Later that evening, he told my wife about what he wanted to do. She was much more direct in her answer. It was, "There's no way I'll allow you to do that!"

At this point I inserted myself into the conversation, and said, "I already told him no."

Son's rejoinder: "You said it wasn't a good idea."

Father's response: "That meant no!"

When I said it wasn't a good idea, that was a verbal clue which meant he should take the opportunity to carefully reconsider his plan, and decide not to go through with it. This was a parental exercise in helping children make good decisions. I was giving him an opportunity to think it through himself, and come up with the correct plan (read: cave, and agree with dad on this one).

I was trying to be more of a sounding board for his thinking, rather than being the controller of
his destiny. It didn't work this time, but I'm sure I'll try it again.

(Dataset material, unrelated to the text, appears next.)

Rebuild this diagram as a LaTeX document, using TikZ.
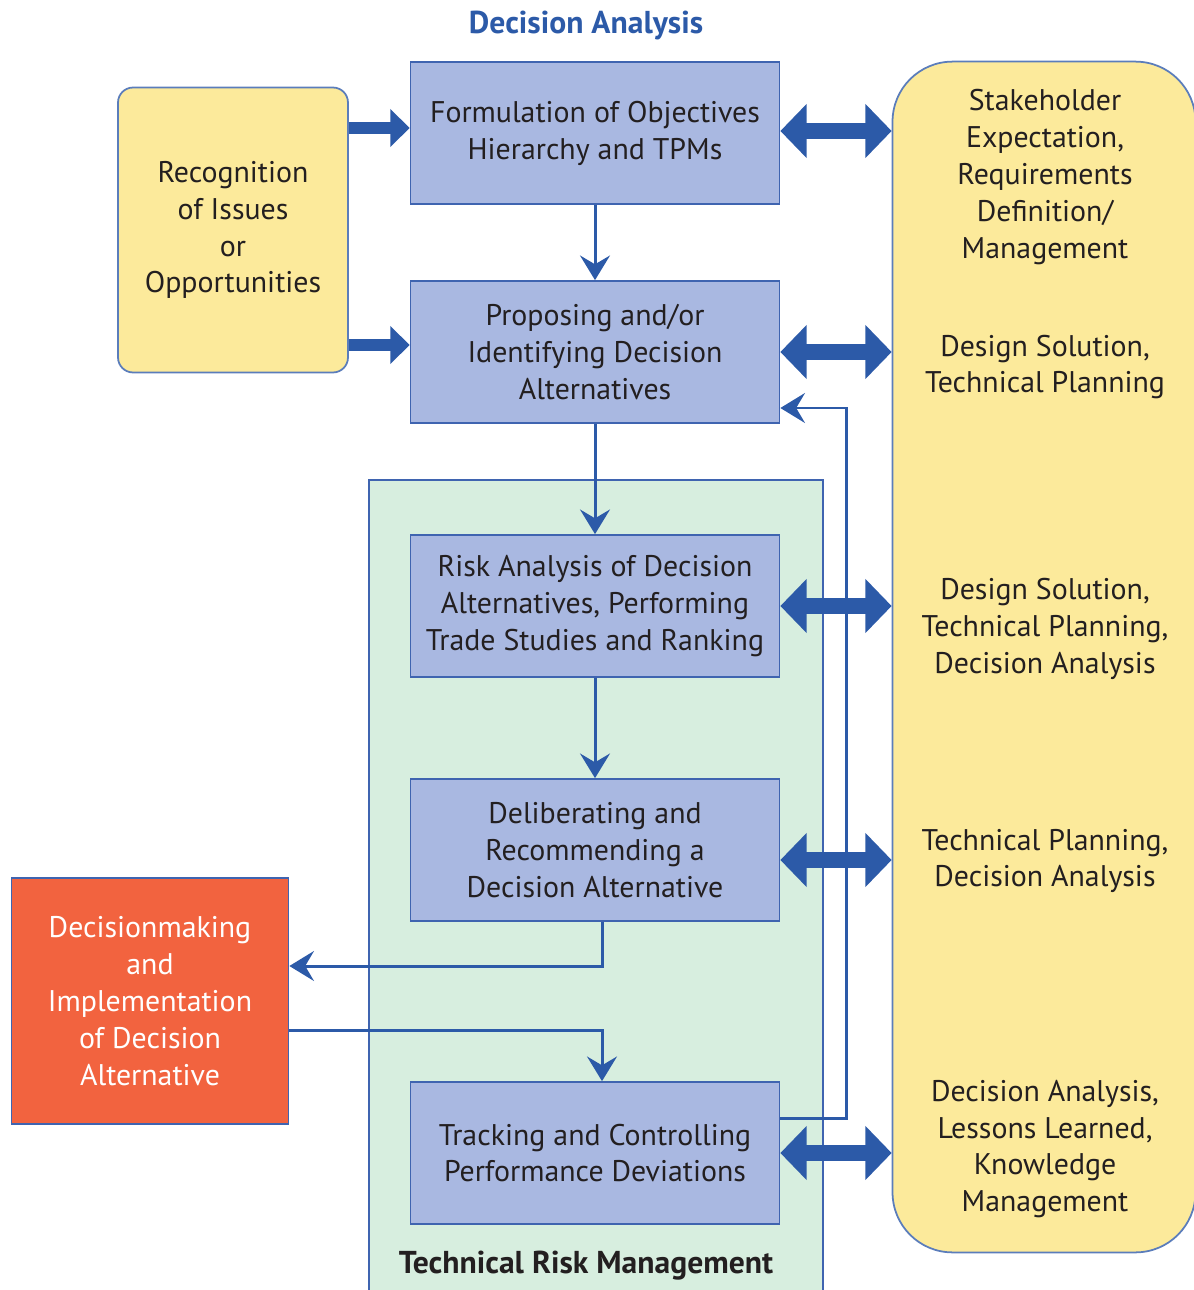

Maybe it will work. But I'll keep trying.

Comments

Maren said…
I dunno...'parentspeak' usually always works on me.
Paul said…
HAHAHAHAHAHAHAHAHAHAHA
HAHAHAHAHAHAHAHAHAHAHA
HAHAHAHAHAHAHAHAHAHAHA
HAHA...
...
I think it depends on both their innate subtlety and the strength of their respect/obedience toward parents....
Maren said…
Now Paul's here too...I'm scared, Dad!